Consider the definite integral
$$\int_{0}^{1}\frac{x^{10} - 1}{\ln x} dx$$
This can be evaluated fairly easily by considering instead the more general integral
$$\int_{0}^{1}\frac{x^{b} - 1}{\ln x} dx,$$
where $b \geq 0$ is an arbitrary parameter, and using a method called "differentiating the integral" or "differentiating under the integral sign".
Let $F(b) = \int_{0}^{1} \frac{x^{b} - 1}{\ln x} dx.$ Ignoring the matter of interchanging the order of integration with differentiation (this is justified in older advanced calculus texts), we have
$$F'(b) \;\; = \;\; \frac{d}{db} \int_{0}^{1}\frac{x^{b} - 1}{\ln x} dx \;\; = \;\; \int_{0}^{1}\frac{d}{db} \left( \frac{x^{b} - 1}{\ln x} \right) dx \;\; = \;\; \int_{0}^{1} x^{b} dx \;\; = \;\; \frac{1}{b+1}$$
Integrating both sides of $F'(b) = \frac{1}{b+1}$ with respect to $b$ gives $F(b) = \ln (b+1) + C$ for some constant $C.$ We can find $C$ by using a value of $b$ for which we know the value of $F.$ Clearly, $F(0) = 0.$ This implies that $C = 0,$ and so $F(b) = \ln(b+1).$ Hence, the first integral I gave has the value $F(10) = \ln {11}.$
[[ (added 4 years later) The same example with $b = 7$ is an answer to a similar question in Mathematics Stack Exchange --- Problems that become easier in a more general form. This other question has several answers different from any of those given here, and thus it is worth looking at for more examples pertaining to the present question. ]]
You can find this method discussed in older (say, before 1945) advanced calculus texts. This is also the method Feynman talks about in his book Surely You're Joking Mr. Feynman (excerpt below). I used the example above on take home tests in the late 1990s when I was teaching at a residential "math-science high school academy". The problem was supplied with a generous hint, and I also included the Feynman quote below. [[ (Added 4 years later) See problem #5 on this take home test for the last time I assigned this problem. ]] Later (8 April 2000) I posted this in sci.math (see here).
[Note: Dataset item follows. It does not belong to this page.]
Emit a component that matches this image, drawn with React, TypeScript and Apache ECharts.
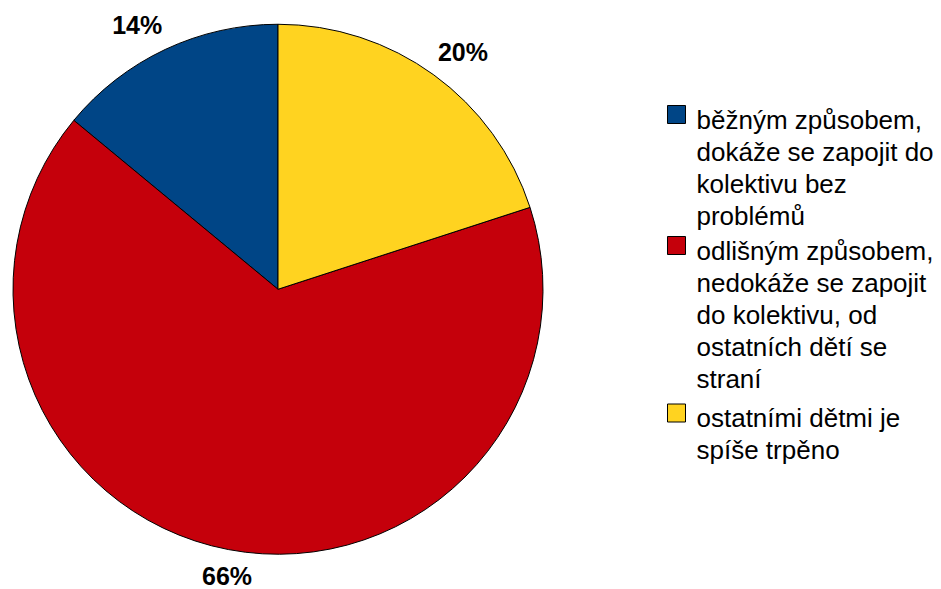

Excerpt from Richard Feynman, Surely You're Joking Mr. Feynman (1985), pp. 86-87. (Text enclosed in brackets, [...], are NOT from the original. These are additions I've included.)
So every physics class, I paid no attention to what was going on with Pascal's Law, or whatever they were doing. I was up in the back with this book: "Advanced Calculus", by Woods. Bader [Feynman's High School Physics teacher, who loaned Feynman his copy of Wood's book] knew I had studied "Calculus for the Practical Man" a little bit, so he gave me the real works--it was for a junior or senior course in college. It had Fourier series, Bessel functions, determinants, elliptic functions--all kinds of wonderful stuff that I didn't know anything about. That book also showed how to differentiate parameters under the integral sign--it's a certain operation. It turns out that [it's] not taught very much in the universities; they don't emphasize it. But I caught on how to use that method, and I used that one damn tool again and again. So because I was self-taught using that book, I had peculiar methods of doing integrals. The result was, when guys at MIT or Princeton had trouble doing a certain integral, it was because they couldn't do it with the standard methods they had learned in school. If it was contour integration, they would have found it; if it was a simple series expansion, they would have found it. Then I come along and try differentiating under the integral sign, and often it worked. So I got a great reputation for doing integrals, only because my box of tools was different from everybody else's, and they had tried all their tools on it before giving the problem to me.